Ultimately "Uptime" is focused on a level of market competitiveness for any IT service, whether it's delivered via internal source or external sources. And it doesn't automatically mean that IT organizations have to be a credit-card accepting service for basic functionality (VMs, block storage, etc.). Rather it looks at how to measure themselves against well-defined benchmarks for similar services. Some of those exist today via the public IaaS or SaaS markets, others are much more complicated to measure.

"Uptime" ties back to the idea of a CIO being the Cloud Concierge, where they deliver a buffet of options back to the business, sourced from different IT providers (internal, external, etc.) at various price points and "Uptimes". 

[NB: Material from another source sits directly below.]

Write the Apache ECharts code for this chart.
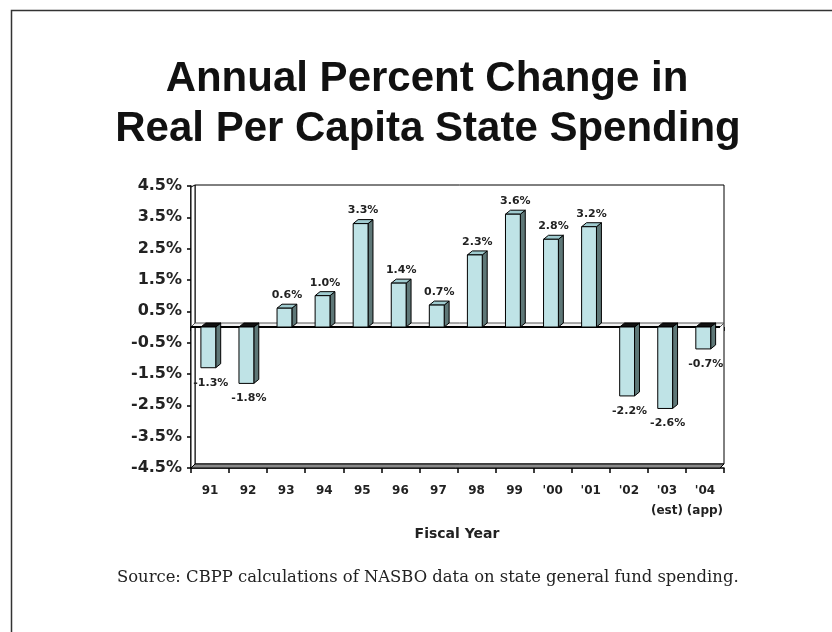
<!DOCTYPE html>
<html>
<head>
<meta charset="utf-8">
<script src="https://cdn.jsdelivr.net/npm/echarts@6/dist/echarts.min.js"></script>
<style>
  html, body { margin: 0; padding: 0; background: #fff; }
  #chart { width: 832px; height: 632px; }
</style>
</head>
<body>
<div id="chart"></div>
<script>
// Fiscal years and annual % change in real per capita state spending
const fiscalYears = ['91', '92', '93', '94', '95', '96', '97', '98', '99',
  "'00", "'01", "'02", "'03\n(est)", "'04\n(app)"];
const pctChange = [-1.3, -1.8, 0.6, 1.0, 3.3, 1.4, 0.7, 2.3, 3.6, 2.8, 3.2, -2.2, -2.6, -0.7];
const yTickValues = [-4.5, -3.5, -2.5, -1.5, -0.5, 0.5, 1.5, 2.5, 3.5, 4.5];

const FRONT = '#bfe3e6';
const SIDE = '#5e7777';
const TOP = '#9fcbcf';
const SANS = '"DejaVu Sans", sans-serif';
const TITLE_FONT = 'bold 42px "Liberation Sans", Arial, sans-serif';

// 3-D walls, floor and the zero plane of the plot box
function renderFrame(params, api) {
  const cs = params.coordSys;
  const L = cs.x, T = cs.y, R = cs.x + cs.width, B = cs.y + cs.height;
  const d = 4;
  const y0 = api.coord([0, 0])[1];
  const line = { stroke: '#000', lineWidth: 1 };
  return {
    type: 'group',
    children: [
      { type: 'rect', shape: { x: L + d, y: T - 1, width: R - L - d, height: B - d - T + 1 },
        style: Object.assign({ fill: '#fff' }, line) },
      { type: 'polygon', shape: { points: [[L, T + 1], [L + d, T - 1], [L + d, B - d], [L, B]] },
        style: Object.assign({ fill: '#fff' }, line) },
      { type: 'polygon', shape: { points: [[L, B], [L + d, B - d], [R, B - d], [R - d, B]] },
        style: Object.assign({ fill: '#8a8a8a' }, line) },
      { type: 'polygon', shape: { points: [[L, y0], [L + d, y0 - d], [R, y0 - d], [R - d, y0]] },
        style: { fill: '#f2f2f2', stroke: '#555', lineWidth: 1 } },
      { type: 'line', shape: { x1: L, y1: y0, x2: R - d, y2: y0 },
        style: { stroke: '#000', lineWidth: 2 } }
    ]
  };
}

// One extruded bar with its value label
function renderBar(params, api) {
  const i = api.value(0);
  const v = api.value(1);
  const pHi = api.coord([i, Math.max(v, 0)]);
  const pLo = api.coord([i, Math.min(v, 0)]);
  const band = api.size([1, 0])[0];
  const cx = pHi[0];
  const x0 = cx - band * 0.24;
  const x1 = x0 + band * 0.39;
  const dx = band * 0.13, dy = 4;
  const yT = pHi[1], yB = pLo[1];
  const edge = { stroke: '#000', lineWidth: 1 };
  const lx = (x0 + x1 + dx) / 2;
  const ly = v >= 0 ? yT - 13 : yB + 15;
  return {
    type: 'group',
    children: [
      { type: 'polygon', shape: { points: [[x1, yT], [x1 + dx, yT - dy], [x1 + dx, yB - dy], [x1, yB]] },
        style: Object.assign({ fill: SIDE }, edge) },
      { type: 'polygon', shape: { points: [[x0, yT], [x0 + dx, yT - dy], [x1 + dx, yT - dy], [x1, yT]] },
        style: Object.assign({ fill: v >= 0 ? TOP : '#111' }, edge) },
      { type: 'rect', shape: { x: x0, y: yT, width: x1 - x0, height: yB - yT },
        style: Object.assign({ fill: FRONT }, edge) },
      { type: 'text', style: { text: v.toFixed(1) + '%', x: lx, y: ly, align: 'center',
        verticalAlign: 'middle', font: 'bold 11px ' + SANS, fill: '#222' } }
    ]
  };
}

const chart = echarts.init(document.getElementById('chart'), null, { renderer: 'canvas' });
chart.setOption({
  backgroundColor: '#fff',
  animation: false,
  graphic: [
    { type: 'rect', left: 9, top: 8, shape: { width: 900, height: 700 },
      style: { fill: 'none', stroke: '#333', lineWidth: 1.5 }, z: -10, silent: true },
    { type: 'text', x: 427, y: 79,
      style: { text: 'Annual Percent Change in', font: TITLE_FONT, fill: '#111',
        align: 'center', verticalAlign: 'middle' } },
    { type: 'text', x: 428, y: 129,
      style: { text: 'Real Per Capita State Spending', font: TITLE_FONT, fill: '#111',
        align: 'center', verticalAlign: 'middle' } },
    { type: 'text', x: 457, y: 534,
      style: { text: 'Fiscal Year', font: 'bold 14px ' + SANS, fill: '#222',
        align: 'center', verticalAlign: 'middle' } },
    { type: 'text', x: 117, y: 578,
      style: { text: 'Source: CBPP calculations of NASBO data on state general fund spending.',
        font: '16.4px "DejaVu Serif", serif', fill: '#222', align: 'left', verticalAlign: 'middle' } }
  ],
  grid: { left: 191, top: 186, right: 108, bottom: 164 },
  xAxis: [
    {
      type: 'category',
      data: fiscalYears,
      boundaryGap: true,
      axisLine: { onZero: false, lineStyle: { color: '#000', width: 1.5 } },
      axisTick: { show: true, length: 5, lineStyle: { color: '#000', width: 1.5 } },
      axisLabel: { color: '#222', fontFamily: SANS, fontWeight: 'bold', fontSize: 12,
        margin: 13, lineHeight: 20, interval: 0 },
      splitLine: { show: false }
    },
    {
      type: 'category',
      data: fiscalYears,
      position: 'top',
      boundaryGap: true,
      axisLine: { onZero: true, show: false },
      axisTick: { show: true, inside: true, length: 4, lineStyle: { color: '#000', width: 1.5 } },
      axisLabel: { show: false },
      splitLine: { show: false }
    }
  ],
  yAxis: {
    type: 'value',
    min: -4.5,
    max: 4.5,
    axisLine: { show: true, lineStyle: { color: '#000', width: 1.5 } },
    axisTick: { show: true, length: 4, customValues: yTickValues, lineStyle: { color: '#000', width: 1.5 } },
    axisLabel: { customValues: yTickValues, color: '#222', fontFamily: SANS, fontWeight: 'bold',
      fontSize: 16, margin: 9, formatter: (v) => v.toFixed(1) + '%' },
    splitLine: { show: false }
  },
  series: [
    {
      type: 'custom',
      name: 'frame',
      renderItem: renderFrame,
      data: [[0, 0]],
      z: 1,
      silent: true
    },
    {
      type: 'custom',
      name: 'Annual % change',
      renderItem: renderBar,
      encode: { x: 0, y: 1 },
      data: pctChange.map((v, i) => [i, v]),
      z: 3
    }
  ]
});
</script>
</body>
</html>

But "Uptime" also means that IT organizations will have to start thinking about a different funding model. Those funding changes may include:
  • Funding for a centralized system to allow IT to provide access to that buffet of services through different models (IT created and managed systems; user-driven self-service created systems; password accessed external SaaS systems, etc.). 
  • Funding for on-demand capacity, via shared pools of server / network / storage / virtualization / application resources. The capacity may reside internally or be lumped from multiple funding sources for external capacity acquisition (on-demand or pre-paid).
  • Funding to monitor external (market, industry) best-practices for "Uptime" of various types of service and associated costs / skills required. 
  • Funding to be actively looking at how to decommission or retire legacy systems which are consuming too many resources for the useful value still being provided back to the company (how to migrate, how to retrain on new systems, etc.)
  • Funding for cross-functional technology skills (DevOps, converged infrastructure, open-source) as well as new operational skills (internal + external systems management)
I believe we have the technology in place - between virtualization, automation, service-catalogs, multi-cloud management - to make this type of market-competitive metric a reality today. But it will require some changes on the side of IT organizations looking to play a different role within their business. Are they ready to measure themselves against an "Uptime" metric in 2012? 

I'd be very interested in feedback from anyone that does this today, or organizations that believe this is an important metric for them to remain IT-competitive going forward.